185 Christopher, on the corner of Weehawken, stands on a plot originally developed by Stephen Allen, a former mayor of NYC, in 1829; Allen served from 1821-1824. Allen, a wealthy sailmaker and banker, recommended the closure of the Newgate Prison during his term. He perished in the crash of the steamboat Henry Clay in the Hudson near Rivedale in 1852. Allen first constructed a warehouse on his property here in 1837; after Allen’s death, wealthy Scottish merchant James Lee acquired the property, including the warehouse, and expanded it into the corner building seen here. The building has seen a variety of uses similar to its fellows along Weehawken Street. Until recently the ground floor was home to gay bar The Dugout.

The 2nd oldest building on Weehawken Street also fronts on West Street and is known as both #8 Weehawken and #392-392 West Street. By many accounts it is the only building left over from the old Weehawken Market and one of the few wood-frame buildings left in Manhattan. It had been in a row of similar buildings that had all been demolished by 1937.

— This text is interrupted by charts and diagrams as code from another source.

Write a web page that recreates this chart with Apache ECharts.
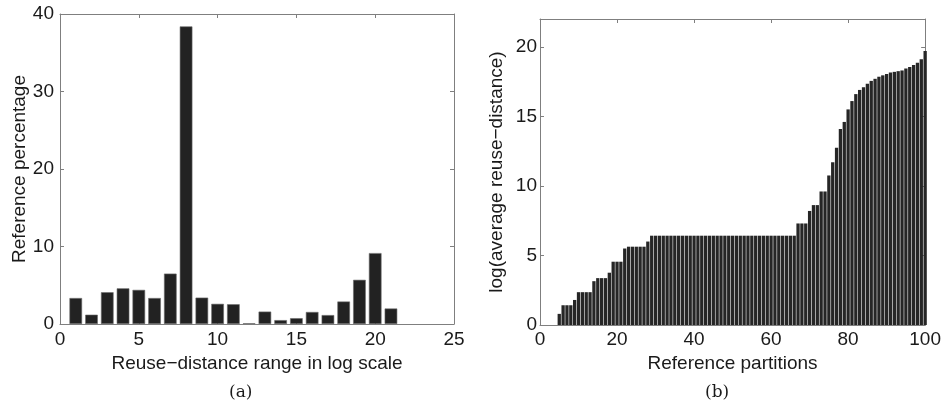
<!DOCTYPE html>
<html>
<head>
<meta charset="utf-8">
<script src="https://cdn.jsdelivr.net/npm/echarts@6/dist/echarts.min.js"></script>
<style>
  html, body { margin: 0; padding: 0; background: #fff; }
  #chart { width: 944px; height: 410px; }
</style>
</head>
<body>
<div id="chart"></div>
<script>
// (a) reuse-distance histogram
var rangeBins = [1, 2, 3, 4, 5, 6, 7, 8, 9, 10, 11, 12, 13, 14, 15, 16, 17, 18, 19, 20, 21];
var refPercent = [3.35, 1.2, 4.1, 4.6, 4.4, 3.35, 6.5, 38.4, 3.4, 2.6, 2.55, 0.1, 1.6, 0.5, 0.75, 1.55, 1.15, 2.9, 5.7, 9.15, 2.0];

// (b) average reuse distance per reference partition (sorted)
var partitions = [];
for (var i = 1; i <= 100; i++) partitions.push(i);
var avgReuse = [
    0, 0, 0, 0, 0.8, 1.42, 1.42, 1.42, 1.8, 2.36,
    2.36, 2.36, 2.36, 3.15, 3.37, 3.37, 3.37, 3.76, 4.55, 4.55,
    4.55, 5.5, 5.63, 5.63, 5.63, 5.63, 5.63, 6.0, 6.42, 6.42,
    6.42, 6.42, 6.42, 6.42, 6.42, 6.42, 6.42, 6.42, 6.42, 6.42,
    6.42, 6.42, 6.42, 6.42, 6.42, 6.42, 6.42, 6.42, 6.42, 6.42,
    6.42, 6.42, 6.42, 6.42, 6.42, 6.42, 6.42, 6.42, 6.42, 6.42,
    6.42, 6.42, 6.42, 6.42, 6.42, 6.42, 7.3, 7.3, 7.3, 8.2,
    8.62, 8.62, 9.6, 9.6, 10.75, 11.7, 12.75, 14.1, 14.6, 15.5,
    16.1, 16.6, 16.9, 17.1, 17.35, 17.55, 17.7, 17.85, 17.95, 18.05,
    18.15, 18.2, 18.25, 18.3, 18.45, 18.55, 18.7, 18.85, 19.1, 19.7
];

var textColor = '#1a1a1a';
var frameColor = '#7f7f7f';
var sans = 'Liberation Sans';

function pairs(xs, ys) {
    return xs.map(function(x, k) { return [x, ys[k]]; });
}

// matlab-like boxed axes: main axis with labels + mirrored axis with ticks only
function mainAxis(gi, pos, min, max, interval, name, nameGap, labelMargin) {
    return {
        type: 'value', gridIndex: gi, position: pos,
        min: min, max: max, interval: interval,
        name: name, nameLocation: 'middle', nameGap: nameGap,
        nameTextStyle: { color: textColor, fontSize: 19, fontFamily: sans },
        axisLine: { show: true, onZero: false, lineStyle: { color: frameColor, width: 1 } },
        axisTick: { show: true, inside: true, length: 4, lineStyle: { color: frameColor } },
        axisLabel: {
            color: textColor, fontSize: 19, fontFamily: sans, margin: labelMargin,
            formatter: function(v) { return v % interval === 0 ? String(v) : ''; }
        },
        splitLine: { show: false }
    };
}
function mirrorAxis(gi, pos, min, max, interval) {
    return {
        type: 'value', gridIndex: gi, position: pos,
        min: min, max: max, interval: interval,
        axisLine: { show: true, onZero: false, lineStyle: { color: frameColor, width: 1 } },
        axisTick: { show: true, inside: true, length: 4, lineStyle: { color: frameColor } },
        axisLabel: { show: false },
        splitLine: { show: false }
    };
}

var chart = echarts.init(document.getElementById('chart'), null, { renderer: 'canvas' });

var option = {
    backgroundColor: '#fff',
    animation: false,
    title: [
        { text: '(a)', left: 224, top: 379, textStyle: { fontFamily: 'DejaVu Serif', fontWeight: 'normal', fontSize: 17, color: textColor } },
        { text: '(b)', left: 700, top: 379, textStyle: { fontFamily: 'DejaVu Serif', fontWeight: 'normal', fontSize: 17, color: textColor } }
    ],
    grid: [
        { left: 60, right: 490, top: 14, bottom: 86 },
        { left: 540, right: 16, top: 19, bottom: 85 }
    ],
    xAxis: [
        mainAxis(0, 'bottom', 0, 25, 5, 'Reuse\u2212distance range in log scale', 26, 6),
        mirrorAxis(0, 'top', 0, 25, 5),
        mainAxis(1, 'bottom', 0, 100, 20, 'Reference partitions', 19, 5),
        mirrorAxis(1, 'top', 0, 100, 20)
    ],
    yAxis: [
        mainAxis(0, 'left', 0, 40, 10, 'Reference percentage', 31, 6),
        mirrorAxis(0, 'right', 0, 40, 10),
        mainAxis(1, 'left', 0, 22, 5, 'log(average reuse\u2212distance)', 34, 3),
        mirrorAxis(1, 'right', 0, 22, 5)
    ],
    series: [
        {
            type: 'bar', xAxisIndex: 0, yAxisIndex: 0,
            data: pairs(rangeBins, refPercent),
            barWidth: 12.6,
            itemStyle: { color: '#222222', borderColor: '#6a6a6a', borderWidth: 0.6 }
        },
        {
            type: 'bar', xAxisIndex: 2, yAxisIndex: 2,
            data: pairs(partitions, avgReuse),
            barWidth: 3.3,
            itemStyle: { color: '#262626' }
        }
    ]
};
chart.setOption(option);
</script>
</body>
</html>
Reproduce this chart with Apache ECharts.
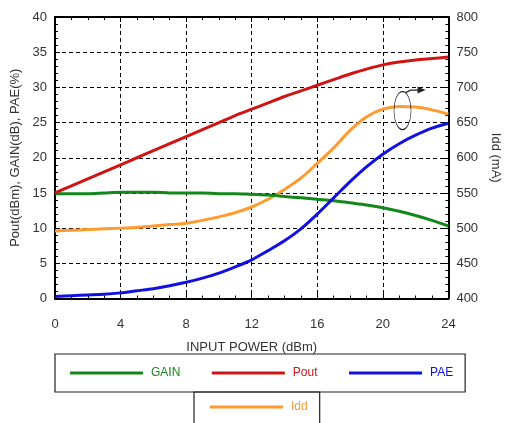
<!DOCTYPE html>
<html>
<head>
<meta charset="utf-8">
<script src="https://cdn.jsdelivr.net/npm/echarts@6/dist/echarts.min.js"></script>
<style>
  html, body { margin: 0; padding: 0; background: #fff; }
  #chart { width: 510px; height: 423px; }
</style>
</head>
<body>
<div id="chart"></div>
<script>
// Input power sweep (dBm)
const inputPower = [0,1,2,3,4,5,6,7,8,9,10,11,12,13,14,15,16,17,18,19,20,21,22,23,24];
// Output power (dBm)
const pout = [15.0,16.0,17.0,18.0,19.0,20.0,21.0,22.0,23.0,24.0,25.0,26.0,26.9,27.8,28.7,29.5,30.3,31.1,31.9,32.6,33.2,33.6,33.9,34.1,34.3];
// Gain (dB)
const gain = [14.9,14.9,14.9,15.0,15.1,15.1,15.1,15.0,15.0,15.0,14.9,14.9,14.8,14.7,14.5,14.3,14.1,13.9,13.6,13.3,12.9,12.4,11.8,11.1,10.3];
// Power added efficiency (%)
const pae = [0.3,0.4,0.5,0.6,0.8,1.1,1.4,1.8,2.3,2.9,3.6,4.5,5.5,6.8,8.2,9.9,12.0,14.3,16.6,18.7,20.5,22.0,23.2,24.2,24.9];
// Drain current (mA)
const idd = [496,497,498,499,500,501,503,505,507,511,516,522,530,541,555,571,592,614,639,658,669,673,672,668,662];

const xTicks = { min: 0, max: 24, step: 4 };
const leftTicks = { min: 0, max: 40, step: 5 };
const rightTicks = { min: 400, max: 800, step: 50 };

const colors = { GAIN: '#14871a', Pout: '#d01414', PAE: '#1010e0', Idd: '#ff9a2e' };

const pairs = (ys) => inputPower.map((x, i) => [x, ys[i]]);

const chart = echarts.init(document.getElementById('chart'), null, { renderer: 'canvas' });

const axisFont = { fontFamily: 'Liberation Sans, Arial, sans-serif', fontSize: 13, color: '#333' };
const frameLine = { show: true, onZero: false, lineStyle: { color: '#000', width: 2 } };
const dashed = { show: true, lineStyle: { color: '#000', width: 1, type: [4, 3] } };

const lineSeries = (name, ys, yAxisIndex, z) => ({
  name, type: 'line', data: pairs(ys), yAxisIndex, xAxisIndex: 0,
  smooth: 0.3, showSymbol: false, symbol: 'none', z,
  lineStyle: { color: colors[name], width: 3 },
  itemStyle: { color: colors[name] },
  emphasis: { disabled: true }
});

const legendItem = (name) => ({ name, textStyle: { color: colors[name] } });
const legendBase = {
  orient: 'horizontal', icon: 'rect', itemWidth: 73, itemHeight: 3,
  borderColor: '#222', borderWidth: 1.2, borderRadius: 0,
  selectedMode: false,
  textStyle: { fontFamily: 'Liberation Sans, Arial, sans-serif', fontSize: 12, lineHeight: 14, padding: [0, 0, 0, 3] }
};

chart.setOption({
  animation: false,
  backgroundColor: '#fff',
  grid: { left: 55, right: 56, top: 17, bottom: 124.5, containLabel: false },
  xAxis: [{
    type: 'value', min: xTicks.min, max: xTicks.max, interval: xTicks.step,
    name: 'INPUT POWER (dBm)', nameLocation: 'middle', nameGap: 42,
    nameTextStyle: axisFont,
    axisLine: frameLine,
    axisTick: { show: true, inside: true, length: 5, lineStyle: { color: '#000' } },
    minorTick: { show: true, splitNumber: 4, length: 3, lineStyle: { color: '#000' } },
    axisLabel: Object.assign({ margin: 19 }, axisFont),
    splitLine: dashed
  }, {
    type: 'value', position: 'top', min: xTicks.min, max: xTicks.max, interval: xTicks.step,
    axisLine: frameLine,
    axisTick: { show: true, inside: true, length: 5, lineStyle: { color: '#000' } },
    minorTick: { show: true, splitNumber: 4, length: 3, lineStyle: { color: '#000' } },
    axisLabel: { show: false }, splitLine: { show: false }
  }],
  yAxis: [{
    type: 'value', min: leftTicks.min, max: leftTicks.max, interval: leftTicks.step,
    name: 'Pout(dBm), GAIN(dB), PAE(%)', nameLocation: 'middle', nameGap: 33, nameRotate: 90,
    nameTextStyle: axisFont,
    axisLine: frameLine,
    axisTick: { show: true, inside: true, length: 5, lineStyle: { color: '#000' } },
    minorTick: { show: true, splitNumber: 5, length: 3, lineStyle: { color: '#000' } },
    axisLabel: Object.assign({ margin: 8 }, axisFont),
    splitLine: dashed
  }, {
    type: 'value', position: 'right', min: rightTicks.min, max: rightTicks.max, interval: rightTicks.step,
    name: 'Idd (mA)', nameLocation: 'middle', nameGap: 38, nameRotate: -90,
    nameTextStyle: axisFont,
    axisLine: frameLine,
    axisTick: { show: true, inside: true, length: 5, lineStyle: { color: '#000' } },
    minorTick: { show: true, splitNumber: 5, length: 3, lineStyle: { color: '#000' } },
    axisLabel: Object.assign({ margin: 8 }, axisFont),
    splitLine: { show: false }
  }],
  legend: [
    Object.assign({}, legendBase, {
      left: 55, top: 354, itemGap: 31.5, padding: [12, 12, 12, 15],
      data: ['GAIN', 'Pout', 'PAE'].map(legendItem)
    }),
    Object.assign({}, legendBase, {
      left: 194, top: 392, itemGap: 10, padding: [8, 12, 20, 16],
      data: ['Idd'].map(legendItem)
    })
  ],
  series: [
    lineSeries('GAIN', gain, 0, 3),
    lineSeries('Pout', pout, 0, 4),
    lineSeries('PAE', pae, 0, 5),
    lineSeries('Idd', idd, 1, 2)
  ]
});

// Marker showing that the Idd curve belongs to the right-hand axis
const c = chart.convertToPixel({ xAxisIndex: 0, yAxisIndex: 0 }, [21.2, 26.7]);
const rx = 8.5, ry = 19;
chart.setOption({
  graphic: [{
    type: 'circle', x: c[0], y: c[1], scaleX: rx / ry, scaleY: 1, z: 20,
    shape: { cx: 0, cy: 0, r: ry },
    style: { fill: 'none', stroke: '#222', lineWidth: 1.2, strokeNoScale: true }
  }, {
    type: 'polyline', z: 20,
    shape: { points: [[c[0] + 3, c[1] - ry + 1], [c[0] + 8, c[1] - ry - 1.5], [c[0] + 17, c[1] - ry - 1.5]] },
    style: { fill: 'none', stroke: '#222', lineWidth: 1.2 }
  }, {
    type: 'polygon', z: 20,
    shape: { points: [[c[0] + 23, c[1] - ry - 1.5], [c[0] + 15, c[1] - ry - 5], [c[0] + 15, c[1] - ry + 2]] },
    style: { fill: '#222' }
  }]
});
</script>
</body>
</html>
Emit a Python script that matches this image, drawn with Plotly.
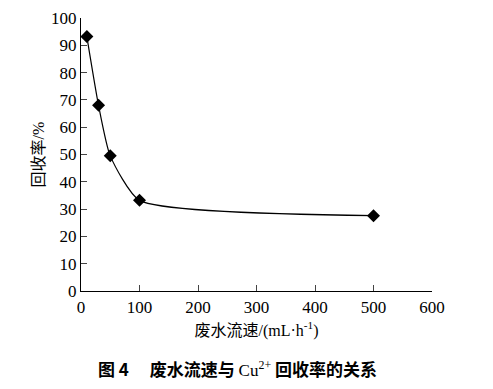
import plotly.graph_objects as go

flow = [10, 30, 50, 100, 500]
recovery = [93.2, 68.0, 49.5, 33.2, 27.6]
x_ticks = [0, 100, 200, 300, 400, 500, 600]
y_ticks = [0, 10, 20, 30, 40, 50, 60, 70, 80, 90, 100]

serif = "Times New Roman"
cjk = "Noto Sans CJK SC"

def ser(t):
    return f"<span style='font-family:{serif}'>{t}</span>"

fig = go.Figure()
fig.add_trace(go.Scatter(
    x=flow, y=recovery, mode="lines+markers",
    line=dict(color="black", width=1.2, shape="spline", smoothing=0.55),
    marker=dict(symbol="diamond", size=10, color="black"),
    showlegend=False,
))

fig.update_layout(
    template="none",
    width=493, height=389,
    margin=dict(l=81, r=61, t=18, b=98),
    paper_bgcolor="white", plot_bgcolor="white",
    font=dict(family=serif, size=16, color="black"),
    xaxis=dict(
        range=[0, 600], tickvals=x_ticks, ticktext=[str(v) for v in x_ticks],
        ticks="inside", ticklen=6,
        tickwidth=1.2, showline=True, linecolor="black", linewidth=1.2,
        showgrid=False, zeroline=False, mirror=False,
        tickfont=dict(family=serif, size=17, color="black"),
        title=dict(text="废水流速" + ser("/(mL·h<sup>-1</sup>)"),
                   font=dict(family=cjk, size=16), standoff=9),
    ),
    yaxis=dict(
        range=[0, 100], tickvals=y_ticks, ticktext=[str(v) for v in y_ticks],
        ticks="inside", ticklen=6,
        tickwidth=1.2, showline=True, linecolor="black", linewidth=1.2,
        showgrid=False, zeroline=False, mirror=False,
        tickfont=dict(family=serif, size=17, color="black"),
        title=dict(text="回收率" + ser("/%"), font=dict(family=cjk, size=16), standoff=2),
    ),
    annotations=[dict(
        text="<b>图 4　 废水流速与 </b>" + ser("Cu<sup>2+</sup>") + "<b> 回收率的关系</b>",
        xref="paper", yref="paper", x=0.447, y=-0.283,
        xanchor="center", yanchor="middle", showarrow=False,
        font=dict(family=cjk, size=17, color="black"),
    )],
)

fig.write_html("out.html")
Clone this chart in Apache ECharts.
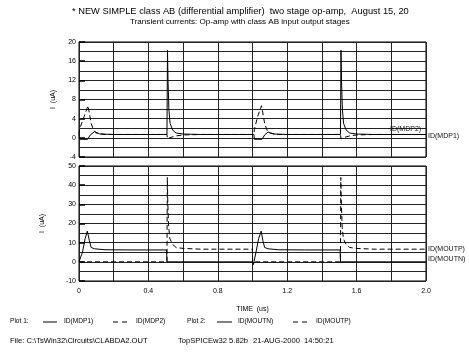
<!DOCTYPE html>
<html>
<head>
<meta charset="utf-8">
<script src="https://cdn.jsdelivr.net/npm/echarts@6/dist/echarts.min.js"></script>
<style>
  html, body { margin: 0; padding: 0; background: #fff; }
  #chart { width: 469px; height: 352px; }
</style>
</head>
<body>
<div id="chart"></div>
<script>
// plot 1: ID(MDP1) solid, ID(MDP2) dashed
var mdp1Time = [0, 0.003, 0.05, 0.065, 0.09, 0.1, 0.12, 0.2, 0.507, 0.51, 0.513, 0.518, 0.525, 0.54, 0.56, 0.6, 0.7,
                1.008, 1.011, 1.055, 1.07, 1.09, 1.1, 1.12, 1.2, 1.507, 1.51, 1.513, 1.518, 1.525, 1.54, 1.56, 1.6, 1.7, 2.0];
var mdp1Val  = [0.7, -0.3, -0.3, 0.6, 1.3, 1.0, 0.8, 0.7, 0.7, 18.3, 12, 6, 3, 1.6, 1.0, 0.8, 0.7,
                0.7, -0.3, -0.3, 0.6, 1.2, 1.0, 0.8, 0.7, 0.7, 18.3, 12, 6, 3, 1.6, 1.0, 0.8, 0.7, 0.7];
var mdp2Time = [0, 0.003, 0.03, 0.052, 0.07, 0.085, 0.1, 0.15, 0.507, 0.51, 0.53, 0.56, 0.6, 0.7,
                1.008, 1.011, 1.03, 1.052, 1.07, 1.085, 1.1, 1.15, 1.507, 1.51, 1.53, 1.56, 1.6, 1.7, 2.0];
var mdp2Val  = [0.7, 1.8, 4.5, 6.7, 3, 1.5, 1.0, 0.7, 0.7, -0.2, 0.1, 0.4, 0.6, 0.7,
                0.7, 1.8, 4.5, 6.7, 3, 1.5, 1.0, 0.7, 0.7, -0.2, 0.1, 0.4, 0.6, 0.7, 0.7];

// plot 2: ID(MOUTN) solid, ID(MOUTP) dashed
var moutnTime = [0, 0.005, 0.02, 0.035, 0.048, 0.06, 0.07, 0.09, 0.15, 0.3, 0.505, 0.507, 1.0,
                 1.005, 1.02, 1.035, 1.05, 1.06, 1.07, 1.09, 1.15, 1.3, 1.505, 1.507, 2.0];
var moutnVal  = [0, -1, 5, 12, 16, 11, 7.5, 6.8, 6.3, 6.2, 6.2, 0, 0,
                 -1.5, 5, 12, 16, 11, 7.5, 6.8, 6.3, 6.2, 6.2, 0, 0];
var moutpTime = [0, 0.507, 0.509, 0.512, 0.517, 0.524, 0.54, 0.56, 0.6, 0.7, 0.999, 1.001,
                 1.507, 1.509, 1.512, 1.517, 1.524, 1.54, 1.56, 1.6, 1.7, 2.0];
var moutpVal  = [0, 0, 44, 30, 18, 12, 9, 7.5, 7, 6.6, 6.6, 0,
                 0, 44, 30, 18, 12, 9, 7.5, 7, 6.6, 6.6];

var topTicks = [-4, 20, 4];
var botTicks = [-10, 50, 10];

function pairs(t, v) {
    var out = [];
    for (var i = 0; i < t.length; i++) out.push([t[i], v[i]]);
    return out;
}

var font = 'Liberation Sans';
var gridLine = { show: true, lineStyle: { color: '#222', width: 1 } };

function xAx(idx, labels) {
    return {
        type: 'value', gridIndex: idx, min: 0, max: 2, interval: 0.4,
        axisLine: { show: false }, axisTick: { show: false },
        axisLabel: {
            show: labels, color: '#000', fontFamily: font, fontSize: 7, margin: 7,
            formatter: function (v) { return v === 0 ? '0' : v.toFixed(1); }
        },
        splitLine: gridLine,
        minorTick: { show: false, splitNumber: 2 },
        minorSplitLine: gridLine,
        name: labels ? 'TIME  (us)' : '', nameLocation: 'middle', nameGap: 25,
        nameTextStyle: { color: '#000', fontFamily: font, fontSize: 7 }
    };
}

function yAx(idx, t, gap) {
    return {
        type: 'value', gridIndex: idx, min: t[0], max: t[1], interval: t[2],
        axisLine: { show: false },
        axisTick: { show: true, inside: true, length: 6, lineStyle: { color: '#000', width: 1.5 } },
        axisLabel: { color: '#000', fontFamily: font, fontSize: 7, margin: 3 },
        splitLine: gridLine,
        minorTick: { show: false, splitNumber: 2 },
        minorSplitLine: gridLine,
        name: 'I  (uA)', nameLocation: 'middle', nameGap: gap,
        nameTextStyle: { color: '#000', fontFamily: font, fontSize: 7 }
    };
}

function curve(name, idx, data, dashed, off) {
    return {
        name: name, type: 'line', xAxisIndex: idx, yAxisIndex: idx,
        data: data, symbol: 'none', animation: false, silent: true,
        lineStyle: { color: '#000', width: 1, type: dashed ? [5, 3] : 'solid' },
        endLabel: {
            show: true, formatter: name, color: '#111', fontFamily: font, fontSize: 7,
            distance: 2, offset: off
        }
    };
}

var legendText = { fontFamily: font, fontSize: 6.6, fill: '#000' };
var fileText = { fontFamily: font, fontSize: 7.6, fill: '#000' };
function txt(x, y, s, st) {
    return { type: 'text', left: x, top: y, style: Object.assign({ text: s }, st) };
}
function seg(x1, x2, y, dash) {
    return { type: 'line', shape: { x1: x1, y1: y, x2: x2, y2: y },
             style: { stroke: '#000', lineWidth: 1, lineDash: dash ? [5, 4] : null } };
}

var chart = echarts.init(document.getElementById('chart'), null, { renderer: 'canvas' });
chart.setOption({
    backgroundColor: '#fff',
    animation: false,
    title: [{
        text: '* NEW SIMPLE class AB (differential amplifier)  two stage op-amp,  August 15, 20',
        left: 72, top: 6, padding: 0,
        textStyle: { color: '#000', fontFamily: font, fontSize: 9.3, fontWeight: 'normal', lineHeight: 11 }
    }, {
        text: 'Transient currents: Op-amp with class AB input output stages',
        left: 130, top: 17, padding: 0,
        textStyle: { color: '#000', fontFamily: font, fontSize: 8.1, fontWeight: 'normal', lineHeight: 9 }
    }],
    grid: [
        { left: 79, width: 347, top: 42, height: 115, show: true, borderColor: '#000', borderWidth: 1, backgroundColor: 'transparent' },
        { left: 79, width: 347, top: 166, height: 115, show: true, borderColor: '#000', borderWidth: 1, backgroundColor: 'transparent' }
    ],
    xAxis: [xAx(0, false), xAx(1, true)],
    yAxis: [yAx(0, topTicks, 22), yAx(1, botTicks, 33)],
    series: [
        curve('ID(MDP1)', 0, pairs(mdp1Time, mdp1Val), false, [0, 2]),
        curve('ID(MDP2)', 0, pairs(mdp2Time, mdp2Val), true, [-38, -5]),
        curve('ID(MOUTN)', 1, pairs(moutnTime, moutnVal), false, [0, -3]),
        curve('ID(MOUTP)', 1, pairs(moutpTime, moutpVal), true, [0, 0])
    ],
    graphic: [
        txt(10, 318, 'Plot 1:', legendText),
        seg(43, 57, 322, false),
        txt(64, 318, 'ID(MDP1)', legendText),
        seg(113, 127, 322, true),
        txt(136, 318, 'ID(MDP2)', legendText),
        txt(187, 318, 'Plot 2:', legendText),
        seg(217, 232, 322, false),
        txt(238, 318, 'ID(MOUTN)', legendText),
        seg(293, 308, 322, true),
        txt(316, 318, 'ID(MOUTP)', legendText),
        txt(10, 337, 'File: C:\\TsWin32\\Circuits\\CLABDA2.OUT', fileText),
        txt(178, 337, 'TopSPICEw32 5.82b', fileText),
        txt(253, 337, '21-AUG-2000  14:50:21', fileText)
    ]
});
</script>
</body>
</html>
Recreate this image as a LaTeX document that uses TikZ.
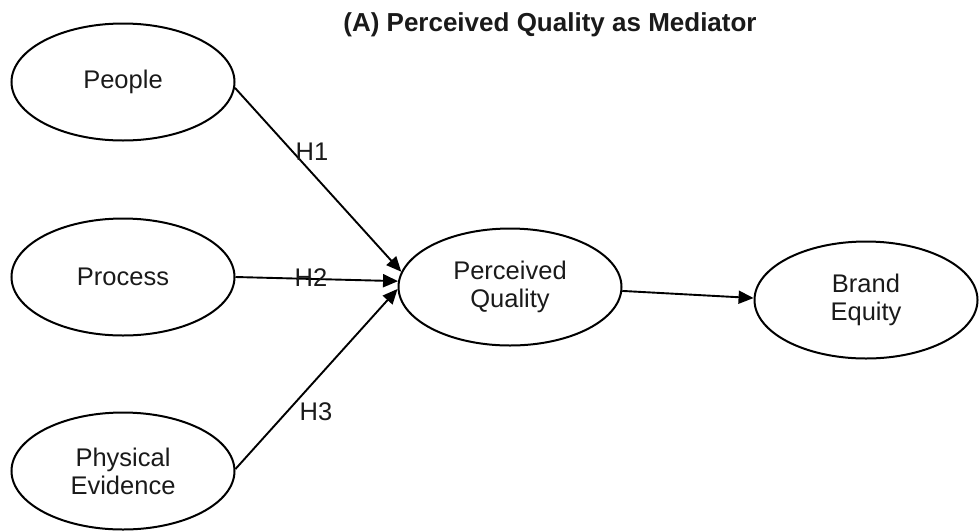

Quoting from the LPC Designation Report (which is almost unnecessarily thorough on the Weehawken Street Historic District; q.v. for many more details on this historic building.

Helen Tangires, in Public Markets and Civic Culture in Nineteenth-Century America (2003), described the prototype for this kind of market house: 

The simple, freestanding shed was the most prolific type of market house, lending itself well to a street location. It had been a standard form in colonial America… Open or closed, it consisted of arches of stout timber or brick pillars supporting a low-pitched gable roof. Builders occasionally added wide projecting eaves to increase the space for marketing. Sheds provided minimal protection from the elements for the least cost, did not require an architect, and were quick to build…. In addition, the shed’s multiple entrances made the market attractive and accessible to patrons coming from any direction; its openness promoted air circulation and helped in unloading goods; and it was easy to wash down at the end of a market day.

The building is a one-of-a kind example of postcolonial architecture and a reminder of NYC’s maritime legacy.

 

One more venerable building wedged between West 10th, Weehawken and West Street is #394-395 West, built for oyster dealer William Forsyth in 1848. For most of its history it has been home to comestibles dealers, lunch counters, grocers and liquor stores, as well as The Ramrod in the 1970s and 80s.

A recent Weehawken Street casualty seems to be the four hand-lettered signs warning passersby and cabbies against urinating in the alley. After all, people live here.